4. Track the Journey: Map how data flows tools like Apache NiFi can help. Tag each step with its controls. Tie it back to your hub for the full story.
5. Crunch the Numbers: Set up a dashboard—Tableau, whatever—pulling live stats. Chart wins, spot flops, link ‘em to events. Extra credit: predict failures before they hit. Easier said than done but good preparation makes for peace of mind.
6. Close the Loop: Script some automation (Python’s my pick) to scan the data and tweak controls. Too many rejects? Nudge the threshold or flag it for review.
7. Break It First: Test it hard—bad data, crashed servers, fake audits. If it survives, awesome. If it cracks, you’ve got the data to patch it.
What To Do If A Regulator Requests An Audit Of Your Data Governance Practices?
Imagine this live: a bank, millions of transactions daily. Customer data flows encrypted, scrubbed, tagged and metadata stacks up: which controls fired, how fast, what they nabbed. Analysts spot a rule tanking on new data, trace it to a shaky API, and fix it by lunch. Regulators knock?

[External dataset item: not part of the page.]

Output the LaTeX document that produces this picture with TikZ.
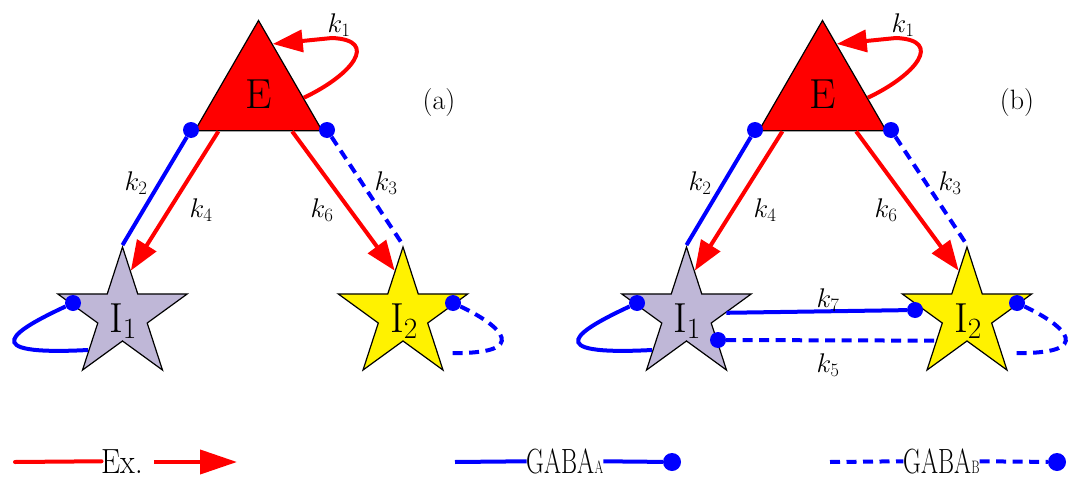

Hand ‘em a report straight from the system. That’s the goal.
It’s not perfect, though. This beast takes work servers fail, people mess up, and automation can miss the forest for the trees. Costs aren’t cheap either; a real-time metadata setup’s a hefty lift if your data’s already a dumpster fire. But the win? Governance that doesn’t just limp along but thinks ahead as we just stated above, backed by rock-solid data.
How To Get Started?
What’s next? I’d wager on artificial intelligence and the former term we used to say all the time: “machine learning” tightening this up models rewriting controls based on trends, prepping for new rules before they drop, maybe even sizing you up against the competition. Five years, tops, if we hustle.
Here’s my two cents: governance isn’t about being flawless it’s about staying in charge. Data about controls isn’t magic, but it’s close. It flips the script from chaos to strategy, and if you’re not on it, you’re late. Start small tag a rule, log a result, see what clicks. The clock’s ticking to get your data controls in place.